Voor de papa die het zag zitten mee te gaan naar Utrecht, om daar op hotel te gaan met de 3 kindjes. Zodat ik nog voeding kon geven vlak voor het begin van de film. En zodat ik ’s nachts stilletjes bij jullie kon kruipen nadat ik van mijn moment of fame genoten had. Het was perfect!
Ik had schrik voor de eerste keer 'loslaten', maar je hebt het super gedaan bij papa. Niets van de verwachte krijstoestanden.

(O ja, los daarvan: je hebt beslist dat stappen ok is. Zo ongeveer 4 maanden nadat ik zei: ‘dat gaat niet lang meer duren’. Zo zie je maar… :-p. )


Voorkeuren:

Mama. Punt. Als zij uit het zicht verdwijnt, zal de wereld ongetwijfeld vergaan.


Rube - 3 jaar

Op hotel

'Phoe phoe phoe phoe phoe’, hoor ik uit jouw bed. Het is 23.30u.
‘Wat is er, Rube?’, vraag ik. Je antwoordt niet, maar blijft ongeduldig ‘Phoe phoe phoe’ zeggen.
'Het zoveelste gevecht met jouw deken', denk ik. Dat heb je wel vaker, als het deken niet meer goed ligt. Dan word je boos, en moeten wij raden wat er scheelt.
Met mijn slapend hoofd kruip ik naar je toe, spreid het deken zoals het hoort, en zorg dat je weer warm hebt.
‘Phoe phoe phoe phoe’, zeg jij.
Dan pas besef ik dat ik je nauwelijks hoor inademen.

‘Wil je het machientje?’, vraag ik. Zonder te wachten op antwoord, neem ik de puffer en zet hem voor jouw mond.
‘Grote chiene!’, roep je in paniek.
Ik maak papa wakker en snel naar beneden. De aerosol staat nog op het aanrecht.
Terwijl je de medicijnen inhaleert, kalmeer je. Je ademt 50 keer per minuut, veel te snel, maar je hebt zichtbaar deugd van de 'chiene'.

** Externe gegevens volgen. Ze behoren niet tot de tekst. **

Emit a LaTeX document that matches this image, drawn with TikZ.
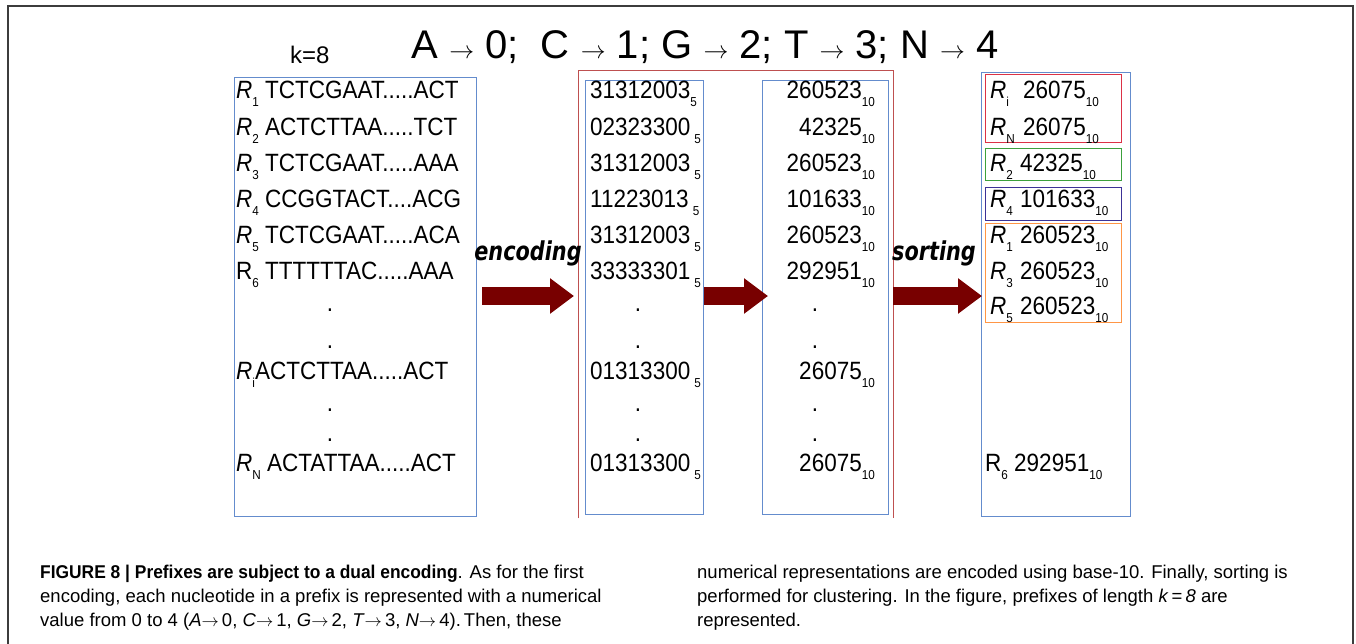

Een kleine 3 uur later word je weer wakker. ‘Mama, grote chiene!’ roep je.
Het verhaal van daarnet herhaalt zich.

En opnieuw.
En opnieuw.

Je ticket voor Hotel Ziekenhuis werd geboekt. En wat een gelukzak was je! De kamer had zicht op een enorme bouwwerf. Vanuit je bed kon je genieten van op z’n minst 6 kranen, een reeks vrachtwagens, een tractor en nog meer van die droombeelden.
Hotel ziekenhuis was in jouw ogen op z’n minst perfect te noemen. Op de prikjes na, was het er geweldig.



Voorkeuren:

ja, nee, ja, nee, toch, nee. JAWEL! Nee. Ja, nee, IKKE DOEN! NEE, JIJ DOEN! NEE, IK! IKKEEE!! IK. WIL. NIET! (of toch wel!)

Norah - 5 jaar

Op hotel

Ook jij ging op hotel. Mee met ons naar Utrecht.
Ik had aanvankelijk mijn twijfels of het wel ok was jullie mee te nemen. Jij wordt snel wagenziek, en zo ver rijden voor mijn eigen plezier, niet dat van jullie, dat kon evengoed lelijk tegenvallen.
Maar daar aangekomen werd je helemaal enthousiast van het grote bed, waar je samen met Rube in mocht slapen.
‘Wij heven wel geluk hé mama’, zei je de volgende ochtend, ‘dat wij zo’n leuke dingen mogen doen.’

Voorkeuren:

Roze, flamingo’s, hartjes, glitters. Of zei ik dat al?